### [Given instruction]
Give every line back verbatim, dropping all images.

### [Information shown]
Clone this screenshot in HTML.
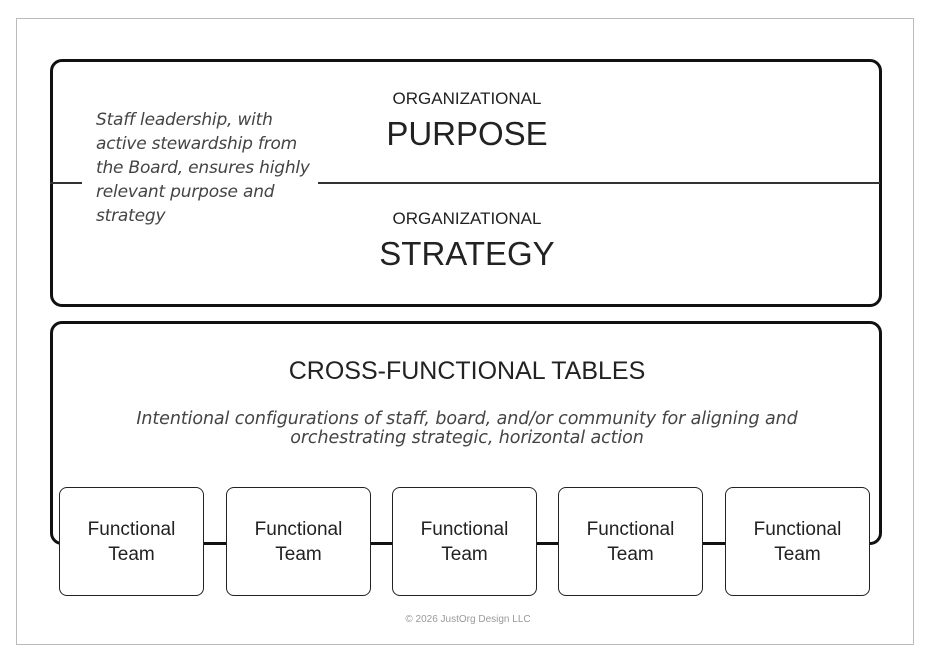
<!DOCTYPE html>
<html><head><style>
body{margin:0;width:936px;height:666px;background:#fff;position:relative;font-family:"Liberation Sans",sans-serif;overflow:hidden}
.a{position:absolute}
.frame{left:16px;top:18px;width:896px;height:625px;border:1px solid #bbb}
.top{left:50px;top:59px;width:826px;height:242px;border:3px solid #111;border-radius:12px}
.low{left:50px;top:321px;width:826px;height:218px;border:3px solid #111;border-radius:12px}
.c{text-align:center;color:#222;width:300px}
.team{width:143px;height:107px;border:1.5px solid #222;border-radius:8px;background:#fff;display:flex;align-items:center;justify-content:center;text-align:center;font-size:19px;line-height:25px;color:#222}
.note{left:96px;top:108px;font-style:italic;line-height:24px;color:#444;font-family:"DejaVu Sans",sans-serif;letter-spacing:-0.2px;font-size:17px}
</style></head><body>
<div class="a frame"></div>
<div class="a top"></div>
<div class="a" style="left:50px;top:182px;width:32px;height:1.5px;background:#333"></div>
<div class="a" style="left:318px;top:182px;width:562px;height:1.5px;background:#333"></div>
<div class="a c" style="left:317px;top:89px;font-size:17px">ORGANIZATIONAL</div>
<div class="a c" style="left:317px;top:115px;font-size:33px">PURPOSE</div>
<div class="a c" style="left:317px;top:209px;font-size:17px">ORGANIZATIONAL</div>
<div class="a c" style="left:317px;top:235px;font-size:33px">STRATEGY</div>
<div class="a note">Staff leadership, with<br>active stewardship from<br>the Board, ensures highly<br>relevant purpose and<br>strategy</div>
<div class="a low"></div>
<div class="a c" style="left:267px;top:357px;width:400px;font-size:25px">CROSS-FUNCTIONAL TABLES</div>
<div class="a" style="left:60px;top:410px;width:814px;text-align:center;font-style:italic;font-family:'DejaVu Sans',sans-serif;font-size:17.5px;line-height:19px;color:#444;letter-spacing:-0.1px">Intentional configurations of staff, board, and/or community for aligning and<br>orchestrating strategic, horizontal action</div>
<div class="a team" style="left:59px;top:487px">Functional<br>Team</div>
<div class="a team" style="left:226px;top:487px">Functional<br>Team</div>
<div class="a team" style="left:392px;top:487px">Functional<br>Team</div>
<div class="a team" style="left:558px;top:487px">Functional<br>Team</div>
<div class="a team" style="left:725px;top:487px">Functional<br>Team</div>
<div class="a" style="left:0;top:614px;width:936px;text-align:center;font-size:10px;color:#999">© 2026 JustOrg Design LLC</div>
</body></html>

### [Full response]
Clone this screenshot in HTML.
<!DOCTYPE html>
<html><head><style>
body{margin:0;width:936px;height:666px;background:#fff;position:relative;font-family:"Liberation Sans",sans-serif;overflow:hidden}
.a{position:absolute}
.frame{left:16px;top:18px;width:896px;height:625px;border:1px solid #bbb}
.top{left:50px;top:59px;width:826px;height:242px;border:3px solid #111;border-radius:12px}
.low{left:50px;top:321px;width:826px;height:218px;border:3px solid #111;border-radius:12px}
.c{text-align:center;color:#222;width:300px}
.team{width:143px;height:107px;border:1.5px solid #222;border-radius:8px;background:#fff;display:flex;align-items:center;justify-content:center;text-align:center;font-size:19px;line-height:25px;color:#222}
.note{left:96px;top:108px;font-style:italic;line-height:24px;color:#444;font-family:"DejaVu Sans",sans-serif;letter-spacing:-0.2px;font-size:17px}
</style></head><body>
<div class="a frame"></div>
<div class="a top"></div>
<div class="a" style="left:50px;top:182px;width:32px;height:1.5px;background:#333"></div>
<div class="a" style="left:318px;top:182px;width:562px;height:1.5px;background:#333"></div>
<div class="a c" style="left:317px;top:89px;font-size:17px">ORGANIZATIONAL</div>
<div class="a c" style="left:317px;top:115px;font-size:33px">PURPOSE</div>
<div class="a c" style="left:317px;top:209px;font-size:17px">ORGANIZATIONAL</div>
<div class="a c" style="left:317px;top:235px;font-size:33px">STRATEGY</div>
<div class="a note">Staff leadership, with<br>active stewardship from<br>the Board, ensures highly<br>relevant purpose and<br>strategy</div>
<div class="a low"></div>
<div class="a c" style="left:267px;top:357px;width:400px;font-size:25px">CROSS-FUNCTIONAL TABLES</div>
<div class="a" style="left:60px;top:410px;width:814px;text-align:center;font-style:italic;font-family:'DejaVu Sans',sans-serif;font-size:17.5px;line-height:19px;color:#444;letter-spacing:-0.1px">Intentional configurations of staff, board, and/or community for aligning and<br>orchestrating strategic, horizontal action</div>
<div class="a team" style="left:59px;top:487px">Functional<br>Team</div>
<div class="a team" style="left:226px;top:487px">Functional<br>Team</div>
<div class="a team" style="left:392px;top:487px">Functional<br>Team</div>
<div class="a team" style="left:558px;top:487px">Functional<br>Team</div>
<div class="a team" style="left:725px;top:487px">Functional<br>Team</div>
<div class="a" style="left:0;top:614px;width:936px;text-align:center;font-size:10px;color:#999">© 2026 JustOrg Design LLC</div>
</body></html>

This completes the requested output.